Not only do Europe’s stricter rules not boost trust, they do not boost technology usage, either. ITIF’s study analyzes usage rates for three different technology applications—Internet access, social media, and online shopping—before and after the implementation of a European privacy law. In all three categories, the United States showed greater increases in usage than the European Union in the same periods, despite the fact that the EU has more stringent privacy regulation.
But even if stronger regulations do not deliver on the promise of increasing trust or usage, some European policymakers may not see any downsides to enacting them anyway. What’s the harm? The answer is that the costs outweigh the benefits. More stringent standards raise compliance costs for companies that provide online services, which ultimately raises the costs of digital services for consumers, leaving them with less money to spend on other things.
These costs can add up quickly. For example, a 2014 ITIF report estimated that the European Union’s ePrivacy Directive to regulate browser cookies cost European businesses roughly €1.8 billion annually. Strict regulations can also reduce advertising revenue. One study of European regulations that limited how advertisers can collect and use consumer information for targeted advertising found that these rules reduced the effectiveness of online ads by 65 percent—leading to a massive reduction in revenue. These higher costs and lower revenues mean companies will have less money to invest establishing new services or improving existing ones. The GDPR will only accelerate these negative effects.

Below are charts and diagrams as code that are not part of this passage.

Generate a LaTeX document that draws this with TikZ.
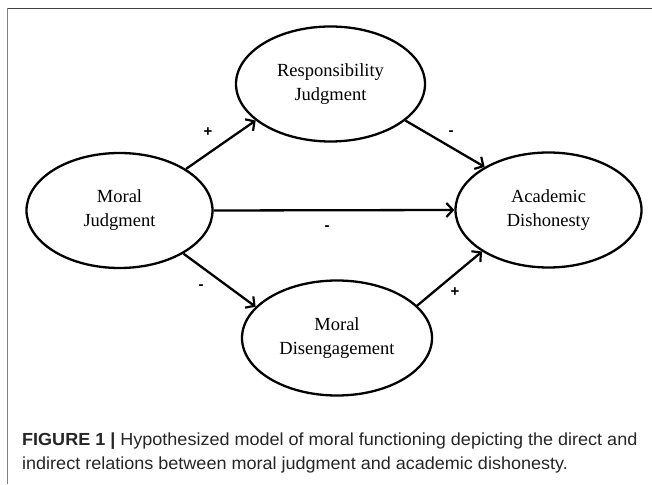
\documentclass[tikz,border=0pt]{standalone}
\usepackage{fontspec}
\setmainfont{Liberation Serif}
\newfontfamily\capfont{Liberation Sans}
\usetikzlibrary{arrows.meta,shapes.geometric}
\begin{document}
\begin{tikzpicture}[x=1pt,y=1pt,
  construct/.style={draw=black, line width=2.3pt, ellipse, inner sep=0pt,
    minimum width=186pt, minimum height=115pt, align=center,
    font=\fontsize{18.5}{24}\selectfont},
  link/.style={draw=black, line width=2.3pt,
    -{Straight Barb[length=6.5pt,width=14pt,line width=2.2pt]}},
  sign/.style={font=\capfont\bfseries\fontsize{15}{15}\selectfont, inner sep=0pt},
  captext/.style={anchor=base west, inner sep=0pt, text=black!85,
    font=\capfont\fontsize{17.5}{17.5}\selectfont}]
\useasboundingbox (0,0) rectangle (652,484);
\fill[white] (0,0) rectangle (652,484);
% panel frame
\draw[draw=black!75, line width=1.6pt] (7.5,475.5) -- (652,475.5);
\draw[draw=black!50, line width=1.2pt] (7.5,0) -- (7.5,476);
% constructs
\node[construct] (mj) at (119.5,273.5) {Moral\\Judgment};
\node[construct, minimum width=189pt] (rj) at (330.5,400) {Responsibility\\Judgment};
\node[construct] (ad) at (548.5,274) {Academic\\Dishonesty};
\node[construct, minimum width=190pt] (md) at (337,146) {Moral\\Disengagement};
% hypothesized paths
\draw[link] (mj.32) -- (rj.206);
\draw[link] (rj.-26) -- (ad.146);
\draw[link] (mj.east) -- (ad.west);
\draw[link] (mj.-34) -- (md.159);
\draw[link] (md.22) -- (ad.212);
% signs of the paths
\node[sign] (s1) at (208,352) {+};
\node[sign] (s2) at (451,351) {-};
\node[sign] (s3) at (327,256) {-};
\node[sign] (s4) at (201,197) {-};
\node[sign] (s5) at (455,192) {+};
% caption
\node[captext] (cap1) at (22,39)
  {\scalebox{1.03}[1]{\textbf{FIGURE 1 |} Hypothesized model of moral functioning depicting the direct and}};
\node[captext] (cap2) at (22,15)
  {\scalebox{1.03}[1]{indirect relations between moral judgment and academic dishonesty.}};
\end{tikzpicture}
\end{document}
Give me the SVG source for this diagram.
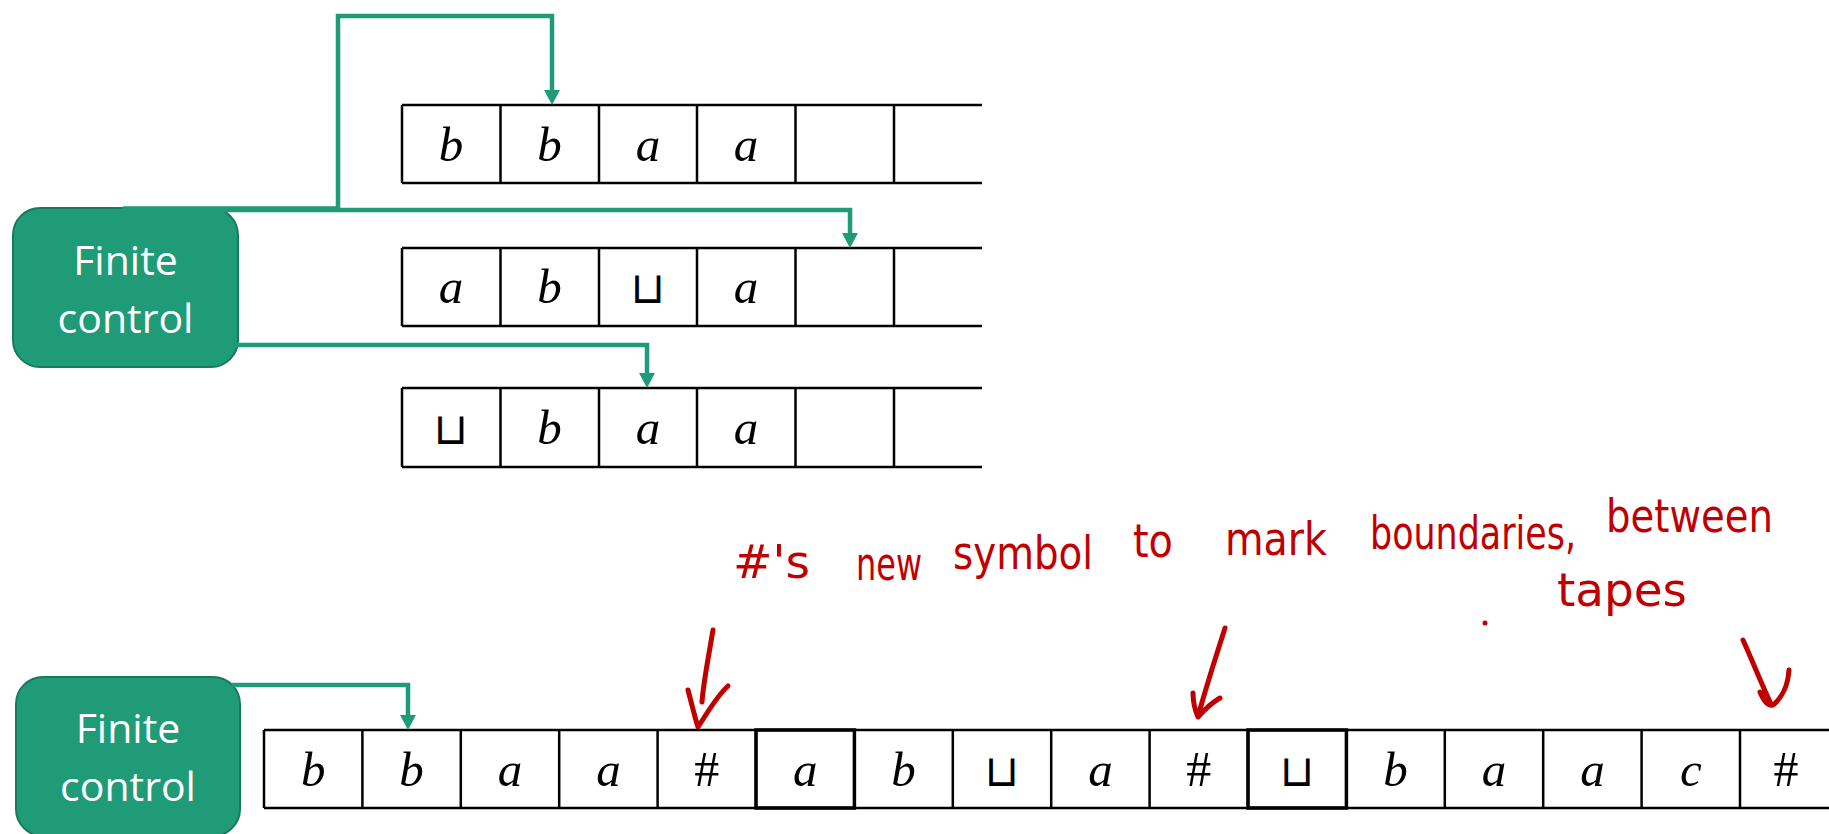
<svg xmlns="http://www.w3.org/2000/svg" width="1829" height="834" viewBox="0 0 1829 834">
  <style>
    .fc { fill: #1F9B78; stroke: #177A5E; stroke-width: 2; }
    .fct { fill: #ffffff; font-family: "Open Sans", "Noto Sans", sans-serif; font-size: 41px; text-anchor: middle; }
    .tape { fill: none; stroke: #000; stroke-width: 2.5; }
    .thick { fill: none; stroke: #000; stroke-width: 3.5; }
    .sym { fill: #000; font-family: "Liberation Serif", serif; font-style: italic; font-size: 49px; text-anchor: middle; }
    .hash { fill: #000; font-family: "Liberation Serif", serif; font-size: 50px; text-anchor: middle; }
    .blank { fill: #000; font-family: "DejaVu Sans", sans-serif; font-size: 44px; text-anchor: middle; }
    .link { fill: none; stroke: #1F9B78; stroke-width: 4.5; stroke-linejoin: miter; }
    .ink { fill: #C00000; font-family: "DejaVu Sans Condensed", "DejaVu Sans", sans-serif; font-size: 46px; }
    .inkline { fill: none; stroke: #C00000; stroke-width: 5; stroke-linecap: round; stroke-linejoin: round; }
  </style>
  <defs>
    <marker id="head" markerUnits="userSpaceOnUse" markerWidth="16" markerHeight="17" refX="0" refY="8" orient="auto">
      <path d="M0,0 L15,8 L0,16 Z" fill="#1F9B78"/>
    </marker>
  </defs>

  <rect width="1829" height="834" fill="#ffffff"/>

  <!-- multi-tape machine: finite control -->
  <g id="control-multi">
    <rect class="fc" x="13" y="208" width="225" height="159" rx="27"/>
    <text class="fct" x="125.5" y="275">Finite</text>
    <text class="fct" x="125.5" y="333">control</text>
  </g>

  <!-- tape 1 -->
  <g id="tape-1">
    <path class="tape" d="M402,105 H982 M402,183 H982 M402,105 V183 M500.5,105 V183 M599,105 V183 M697,105 V183 M795.5,105 V183 M894,105 V183"/>
    <text class="sym" x="451" y="161">b</text>
    <text class="sym" x="549.5" y="161">b</text>
    <text class="sym" x="648" y="161">a</text>
    <text class="sym" x="746" y="161">a</text>
  </g>

  <!-- tape 2 -->
  <g id="tape-2">
    <path class="tape" d="M402,248 H982 M402,326 H982 M402,248 V326 M500.5,248 V326 M599,248 V326 M697,248 V326 M795.5,248 V326 M894,248 V326"/>
    <text class="sym" x="451" y="303">a</text>
    <text class="sym" x="549.5" y="303">b</text>
    <text class="blank" x="648" y="303">⊔</text>
    <text class="sym" x="746" y="303">a</text>
  </g>

  <!-- tape 3 -->
  <g id="tape-3">
    <path class="tape" d="M402,388 H982 M402,467 H982 M402,388 V467 M500.5,388 V467 M599,388 V467 M697,388 V467 M795.5,388 V467 M894,388 V467"/>
    <text class="blank" x="451" y="444">⊔</text>
    <text class="sym" x="549.5" y="444">b</text>
    <text class="sym" x="648" y="444">a</text>
    <text class="sym" x="746" y="444">a</text>
  </g>

  <!-- single-tape machine: finite control -->
  <g id="control-single">
    <rect class="fc" x="16" y="677" width="224" height="159" rx="27"/>
    <text class="fct" x="128" y="743">Finite</text>
    <text class="fct" x="128" y="801">control</text>
  </g>

  <!-- single tape holding all three tapes separated by # -->
  <g id="tape-single">
    <path class="tape" d="M264,730 H1829 M264,808 H1829
      M264,730 V808 M362.4,730 V808 M460.8,730 V808 M559.2,730 V808 M657.6,730 V808
      M756,730 V808 M854.4,730 V808 M952.8,730 V808 M1051.2,730 V808 M1149.6,730 V808
      M1248,730 V808 M1346.4,730 V808 M1444.8,730 V808 M1543.2,730 V808 M1641.6,730 V808 M1740,730 V808"/>
    <rect class="thick" x="756" y="730" width="98.4" height="78"/>
    <rect class="thick" x="1248" y="730" width="98.4" height="78"/>
    <text class="sym" x="313.2" y="786">b</text>
    <text class="sym" x="411.6" y="786">b</text>
    <text class="sym" x="510" y="786">a</text>
    <text class="sym" x="608.4" y="786">a</text>
    <text class="hash" x="706.8" y="786">#</text>
    <text class="sym" x="805.2" y="786">a</text>
    <text class="sym" x="903.6" y="786">b</text>
    <text class="blank" x="1002" y="786">⊔</text>
    <text class="sym" x="1100.4" y="786">a</text>
    <text class="hash" x="1198.8" y="786">#</text>
    <text class="blank" x="1297.2" y="786">⊔</text>
    <text class="sym" x="1395.6" y="786">b</text>
    <text class="sym" x="1494" y="786">a</text>
    <text class="sym" x="1592.4" y="786">a</text>
    <text class="sym" x="1690.8" y="786">c</text>
    <text class="hash" x="1786" y="786">#</text>
  </g>

  <!-- head connectors -->
  <g id="connectors">
    <path class="link" d="M123,208.5 H338 V16 H552 V90" marker-end="url(#head)"/>
    <path class="link" d="M123,210 H850 V233" marker-end="url(#head)"/>
    <path class="link" d="M236,345 H647 V373" marker-end="url(#head)"/>
    <path class="link" d="M232,685 H408 V715" marker-end="url(#head)"/>
  </g>

  <!-- handwritten note -->
  <g id="note">
    <text class="ink" x="733" y="578" textLength="77" lengthAdjust="spacingAndGlyphs">#'s</text>
    <text class="ink" x="856" y="580" textLength="66" lengthAdjust="spacingAndGlyphs">new</text>
    <text class="ink" x="953" y="569" textLength="140" lengthAdjust="spacingAndGlyphs">symbol</text>
    <text class="ink" x="1133" y="557" textLength="40" lengthAdjust="spacingAndGlyphs">to</text>
    <text class="ink" x="1225" y="555" textLength="102" lengthAdjust="spacingAndGlyphs">mark</text>
    <text class="ink" x="1370" y="549" textLength="206" lengthAdjust="spacingAndGlyphs">boundaries,</text>
    <text class="ink" x="1606" y="532" textLength="167" lengthAdjust="spacingAndGlyphs">between</text>
    <text class="ink" x="1557" y="606" textLength="130" lengthAdjust="spacingAndGlyphs">tapes</text>
    <circle cx="1485" cy="623" r="2.5" fill="#C00000"/>
    <path class="inkline" d="M713,630 C708,660 703,685 702,702 M688,690 C692,705 695,718 698,727 C708,712 716,697 728,686"/>
    <path class="inkline" d="M1225,628 C1215,660 1205,690 1198,717 M1193,693 C1193,703 1195,710 1198,717 C1206,708 1213,702 1220,698"/>
    <path class="inkline" d="M1743,640 C1752,660 1762,685 1770,702 M1760,692 C1764,702 1768,706 1773,705 C1782,698 1788,685 1789,670"/>
  </g>
</svg>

The lesson for EU policymakers is clear: do not get seduced by the idea that stringent privacy regulation is a shortcut for digital growth. Enacting even stricter data protection rules, such as the pending ePrivacy Regulation, will come with costs that will hurt not only the EU digital ecosystem but also EU digital consumers. In short, it is time to end the spurious claims that stronger privacy regulation is pro-innovation and pro-consumer. It is not.